Motorvariante: Die frühen Modelle mit Vergasern sind für Puristen interessanter, die späteren mit Einspritzung alltagstauglicher. Beide haben ihre spezifischen Vor- und Nachteile.
Karosseriebauer: Die von Allemano gebauten Exemplare sind am häufigsten, aber nicht weniger wertvoll. Die Einzelstücke von Pininfarina, Bertone oder Ghia haben jedoch oft einen Sammlerwert-Aufschlag.
Zustand: Eine professionelle Restaurierung eines 5000GT kann leicht sechsstellige Summen verschlingen. Ein bereits restauriertes Fahrzeug in exzellentem Zustand kann daher trotz höherem Kaufpreis die wirtschaftlichere Wahl sein.
Ersatzteile: Die Ersatzteillage ist erwartungsgemäß schwierig. Viele Teile müssen individuell angefertigt werden. Ein gutes Netzwerk zu Spezialisten und anderen Besitzern ist daher Gold wert.
Vorbesitzer: Prominente Vorbesitzer können den Wert erheblich steigern. Fahrzeuge mit bekannter Geschichte, insbesondere solche, die für Prominente oder Adlige gebaut wurden, erzielen oft Höchstpreise.
Fazit: Ein königlicher Maserati für die Ewigkeit
Der Maserati 5000GT ist mehr als nur ein Automobil – er ist ein rollendes Kunstwerk, ein Zeugnis einer Epoche, in der Handwerkskunst und Ingenieursgeist noch über wirtschaftliche Erwägungen triumphierten. Als eines der exklusivsten Fahrzeuge seiner Zeit verkörpert er perfekt den Geist des Gran Turismo: ein Automobil, das mühelos kontinentale Strecken bewältigen kann, dabei höchsten Komfort bietet und dennoch die Leistung eines Sportwagens besitzt.
Die Tatsache, dass fast alle der 34 gebauten Exemplare bis heute überlebt haben und meist liebevoll gepflegt in bedeutenden Sammlungen stehen, spricht für die zeitlose Qualität und Faszination dieses außergewöhnlichen Automobils.

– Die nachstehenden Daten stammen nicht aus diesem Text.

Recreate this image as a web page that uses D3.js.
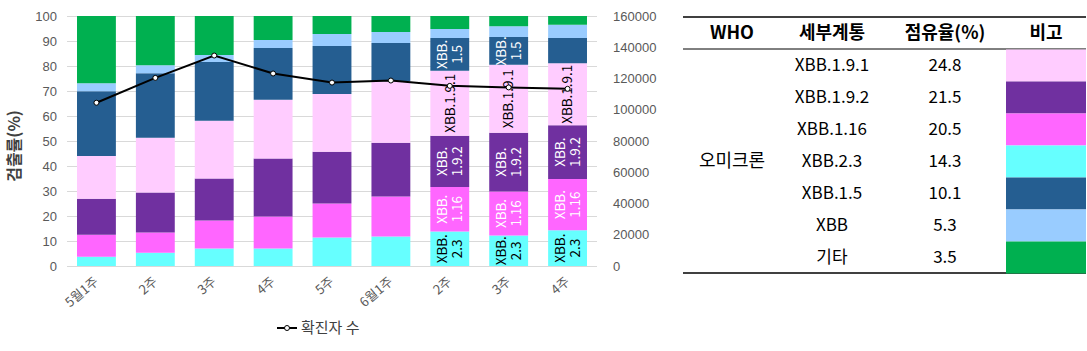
<!DOCTYPE html>
<html>
<head>
<meta charset="utf-8">
<script src="https://cdn.jsdelivr.net/npm/d3@7"></script>
<style>
  body { margin: 0; background: #fff; }
  svg { display: block; font-family: "Noto Sans CJK KR", "Noto Sans", sans-serif; }
</style>
</head>
<body>
<div id="chart"></div>
<script>
// weeks on the x axis
const weeks = ["5월1주", "2주", "3주", "4주", "5주", "6월1주", "2주", "3주", "4주"];

// stack order, bottom to top
const variants = ["XBB.2.3", "XBB.1.16", "XBB.1.9.2", "XBB.1.9.1", "XBB.1.5", "XBB", "기타"];
const colors = ["#66FFFF", "#FF66FF", "#7030A0", "#FFCCFF", "#255E91", "#99CCFF", "#00B050"];

// detection rate (%) per variant, one value per week
const xbb23  = [3.7, 5.3, 7.0, 7.0, 11.4, 11.8, 13.8, 12.2, 14.3];
const xbb116 = [8.8, 8.1, 11.2, 12.8, 13.6, 16.0, 17.8, 17.6, 20.5];
const xbb192 = [14.4, 16.0, 16.8, 23.2, 20.7, 21.5, 20.5, 23.5, 21.5];
const xbb191 = [17.1, 21.9, 23.1, 23.5, 23.1, 24.6, 26.0, 27.2, 24.8];
const xbb15  = [25.9, 25.8, 23.5, 20.7, 19.2, 15.3, 13.1, 11.1, 10.1];
const xbb    = [3.2, 3.2, 2.8, 3.2, 4.8, 4.4, 3.6, 4.3, 5.3];
const etc    = [26.9, 19.7, 15.6, 9.6, 7.2, 6.4, 5.2, 4.1, 3.5];

// confirmed cases per week (right axis)
const cases = [104500, 120400, 134700, 123200, 117400, 118700, 115300, 114300, 113400];

// which weeks carry an in-bar label, per variant
const labelWeeks = {
  "XBB.2.3": [6, 7, 8],
  "XBB.1.16": [6, 7, 8],
  "XBB.1.9.2": [6, 7, 8],
  "XBB.1.9.1": [6, 7, 8],
  "XBB.1.5": [6, 7]
};

// side table
const tableHeader = ["WHO", "세부계통", "점유율(%)", "비고"];
const tableGroup = "오미크론";
const tableNames = ["XBB.1.9.1", "XBB.1.9.2", "XBB.1.16", "XBB.2.3", "XBB.1.5", "XBB", "기타"];
const tableShares = ["24.8", "21.5", "20.5", "14.3", "10.1", "5.3", "3.5"];

const seriesValues = [xbb23, xbb116, xbb192, xbb191, xbb15, xbb, etc];
const colorOf = new Map(variants.map((v, i) => [v, colors[i]]));

const width = 1087;
const height = 351;
const marginLeft = 67, plotRight = 597, marginTop = 16, plotBottom = 266;

const rows = weeks.map((w, i) => {
  const r = { i: i };
  variants.forEach((v, k) => r[v] = seriesValues[k][i]);
  return r;
});

const x = d3.scaleBand().domain(d3.range(weeks.length)).range([marginLeft, plotRight]).paddingInner(0.34).paddingOuter(0.17);
const y = d3.scaleLinear().domain([0, 100]).range([plotBottom, marginTop]);
const y2 = d3.scaleLinear().domain([0, 160000]).range([plotBottom, marginTop]);

const svg = d3.select("#chart").append("svg")
  .attr("width", width)
  .attr("height", height);

// gridlines + left ticks
const gridG = svg.append("g");
gridG.selectAll("line")
  .data(y.ticks(10))
  .join("line")
  .attr("x1", marginLeft).attr("x2", plotRight)
  .attr("y1", d => Math.round(y(d)) + 0.5).attr("y2", d => Math.round(y(d)) + 0.5)
  .attr("stroke", "#d9d9d9");

svg.append("g")
  .attr("transform", `translate(${marginLeft - 10},0)`)
  .call(d3.axisLeft(y).ticks(10).tickSize(0).tickPadding(0))
  .call(g => g.select(".domain").remove())
  .call(g => g.selectAll("text").attr("fill", "#595959").attr("font-size", 13));

svg.append("g")
  .attr("transform", `translate(${plotRight + 16},0)`)
  .call(d3.axisRight(y2).ticks(8).tickSize(0).tickPadding(0).tickFormat(d3.format("d")))
  .call(g => g.select(".domain").remove())
  .call(g => g.selectAll("text").attr("fill", "#595959").attr("font-size", 13));

// stacked bars
const stack = d3.stack().keys(variants)(rows);
const layers = svg.append("g").selectAll("g")
  .data(stack)
  .join("g")
  .attr("fill", d => colorOf.get(d.key));

layers.selectAll("rect")
  .data(d => d)
  .join("rect")
  .attr("x", d => x(d.data.i))
  .attr("width", x.bandwidth())
  .attr("y", d => y(d[1]))
  .attr("height", d => y(d[0]) - y(d[1]));

// in-bar labels (rotated)
const darkKeys = new Set(["XBB.1.16", "XBB.1.9.2", "XBB.1.5"]);
const labelG = svg.append("g").attr("font-size", 13.5);
stack.forEach(layer => {
  const ws = labelWeeks[layer.key];
  if (!ws) return;
  ws.forEach(wi => {
    const d = layer[wi];
    const cx = x(wi) + x.bandwidth() / 2;
    const cy = (y(d[0]) + y(d[1])) / 2;
    const lines = layer.key === "XBB.1.9.1" ? [layer.key] : ["XBB.", layer.key.slice(4)];
    const t = labelG.append("text")
      .attr("transform", `translate(${cx},${cy}) rotate(-90)`)
      .attr("text-anchor", "middle")
      .attr("fill", darkKeys.has(layer.key) ? "#ffffff" : "#000000");
    const lh = 15;
    lines.forEach((s, j) => {
      t.append("tspan")
        .attr("x", 0)
        .attr("y", (j - (lines.length - 1) / 2) * lh)
        .attr("dy", "0.35em")
        .text(s);
    });
  });
});

// cases line
const line = d3.line()
  .x((d, i) => x(i) + x.bandwidth() / 2)
  .y(d => y2(d));

svg.append("path")
  .datum(cases)
  .attr("fill", "none")
  .attr("stroke", "#000")
  .attr("stroke-width", 2)
  .attr("d", line);

svg.append("g").selectAll("circle")
  .data(cases)
  .join("circle")
  .attr("cx", (d, i) => x(i) + x.bandwidth() / 2)
  .attr("cy", d => y2(d))
  .attr("r", 2.5)
  .attr("fill", "#fff")
  .attr("stroke", "#000")
  .attr("stroke-width", 1);

// x labels
svg.append("g").selectAll("text")
  .data(weeks)
  .join("text")
  .attr("transform", (d, i) => `translate(${x(i) + x.bandwidth() / 2 + 3},${plotBottom + 17}) rotate(-40)`)
  .attr("text-anchor", "end")
  .attr("fill", "#595959")
  .attr("font-size", 13)
  .text(d => d);

// y title
svg.append("text")
  .attr("transform", `translate(20,${(marginTop + plotBottom) / 2 + 5}) rotate(-90)`)
  .attr("text-anchor", "middle")
  .attr("font-size", 16)
  .attr("font-weight", "bold")
  .attr("fill", "#404040")
  .text("검출률(%)");

// legend
const lg = svg.append("g").attr("transform", "translate(277,328)");
lg.append("line").attr("x1", 0).attr("x2", 20).attr("stroke", "#000").attr("stroke-width", 2);
lg.append("circle").attr("cx", 10).attr("r", 2.5).attr("fill", "#fff").attr("stroke", "#000");
lg.append("text").attr("x", 24).attr("dy", "0.35em").attr("font-size", 15).attr("fill", "#404040").text("확진자 수");

// side table
const colX = [732, 832, 945, 1046];
const tLeft = 683, tRight = 1086, tTop = 17, headBottom = 49, rowH = 32;
const tab = svg.append("g").attr("fill", "#000");

tab.append("line").attr("x1", tLeft).attr("x2", tRight).attr("y1", tTop).attr("y2", tTop).attr("stroke", "#000").attr("stroke-width", 1.3);
tab.append("line").attr("x1", tLeft).attr("x2", tRight).attr("y1", headBottom).attr("y2", headBottom).attr("stroke", "#000").attr("stroke-width", 1);
tab.append("line").attr("x1", tLeft).attr("x2", tRight)
  .attr("y1", headBottom + rowH * tableNames.length).attr("y2", headBottom + rowH * tableNames.length)
  .attr("stroke", "#000").attr("stroke-width", 1.3);

tab.selectAll("text.head")
  .data(tableHeader)
  .join("text")
  .attr("class", "head")
  .attr("x", (d, i) => colX[i])
  .attr("y", (tTop + headBottom) / 2)
  .attr("dy", "0.35em")
  .attr("text-anchor", "middle")
  .attr("font-size", 18)
  .attr("font-weight", "bold")
  .text(d => d);

tab.selectAll("rect.sw")
  .data(tableNames)
  .join("rect")
  .attr("class", "sw")
  .attr("x", 1006)
  .attr("width", tRight - 1006)
  .attr("y", (d, i) => headBottom + 0.5 + i * rowH)
  .attr("height", rowH)
  .attr("fill", d => colorOf.get(d));

tab.selectAll("text.name")
  .data(tableNames)
  .join("text")
  .attr("class", "name")
  .attr("x", colX[1])
  .attr("y", (d, i) => headBottom + (i + 0.5) * rowH)
  .attr("dy", "0.35em")
  .attr("text-anchor", "middle")
  .attr("font-size", 17)
  .text(d => d);

tab.selectAll("text.share")
  .data(tableShares)
  .join("text")
  .attr("class", "share")
  .attr("x", colX[2])
  .attr("y", (d, i) => headBottom + (i + 0.5) * rowH)
  .attr("dy", "0.35em")
  .attr("text-anchor", "middle")
  .attr("font-size", 17)
  .text(d => d);

tab.append("text")
  .attr("x", colX[0])
  .attr("y", headBottom + rowH * tableNames.length / 2)
  .attr("dy", "0.35em")
  .attr("text-anchor", "middle")
  .attr("font-size", 18)
  .text(tableGroup);
</script>
</body>
</html>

Der 5000GT bleibt ein Meilenstein in der Geschichte von Maserati – ein Fahrzeug, das die Brücke schlug zwischen der ruhmreichen Rennvergangenheit und der Zukunft als Hersteller exklusiver Gran Turismos. Er ist der König unter den GTs, ein Automobil, das selbst heute, mehr als sechs Jahrzehnte nach seiner Entstehung, nichts von seiner majestätischen Ausstrahlung verloren hat.